MUNTHE ART MONDAY:
ANNA SOFIE
Please introduce yourself and tell us about what you do.
My name is Anna Sofie Jespersen. I am a Danish visual artist based in New York. I create oil paintings that often reference various aspects of both popular and less mainstream culture, as well as literature and history.

Anna Sofie is wearing our BAYNOR TOP and ROLUKE BAG W HANDLE.

Can you name some other female (artist) that inspires you and explain why they do so?
At the moment, I am rewatching many films by the French director Catherine Breillat. She manages to portray the feminine experience and consciousness in a way that is both very ugly and very beautiful at the same time. That is difficult to achieve. Her 2001 film Fat Girl is a deeply moving coming-of-age portrait of the feminine experience.

What would you like people to notice in your artwork?
The road to hell is paved with good intentions.

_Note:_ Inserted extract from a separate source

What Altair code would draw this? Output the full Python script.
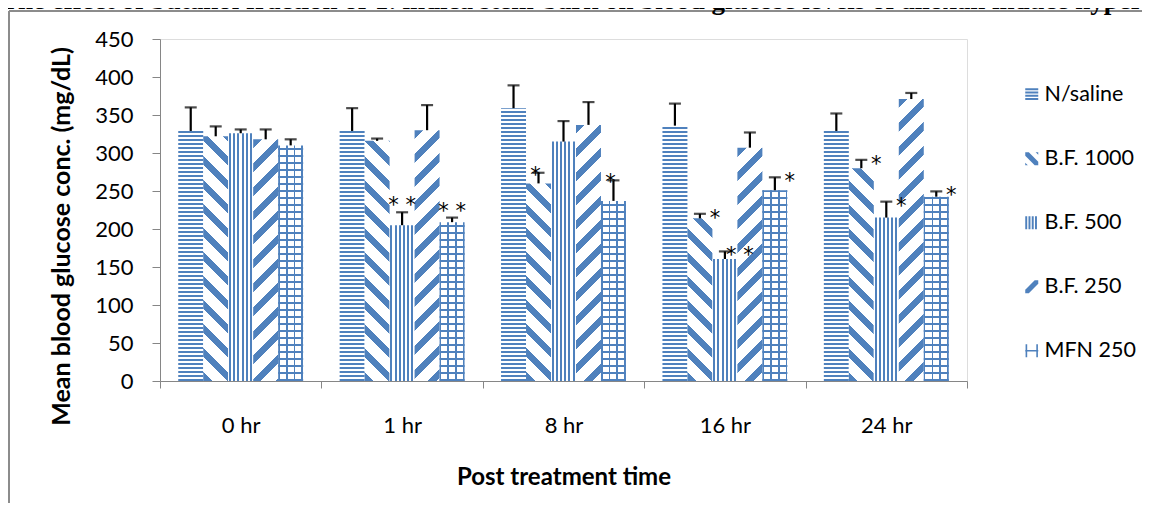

Human beings are condemned to exist under the conditions they have been given. I would like to insist on the contradictory and troublesome realities of those conditions. I believe one should try, as far as possible, to take the good with the bad.
Could you explain more about how being a woman has affected your career?
Women know that they are going to die. Men do not. From puberty, women become aware that their bodies belong to an ecosystem, that they are not entirely their own. Men spend their lives trying to evade this reality - for example, by having a much younger partner, buying an exciting and expensive machine, or building a skyscraper.
I believe I may have been able to touch on subjects that often make both men and women uncomfortable, because I approach them from a feminine perspective.

Anna Sofie is wearing our BAYNOR TOP.
What has been the most challenging aspect of being a woman in the arts?
To be beautiful and mad. Men are allowed to be mad without being held accountable for their sexual capital in the same way. In many ways, I am grateful to have cultivated an artistic practice, so that I have something to devote myself to when I reach menopause.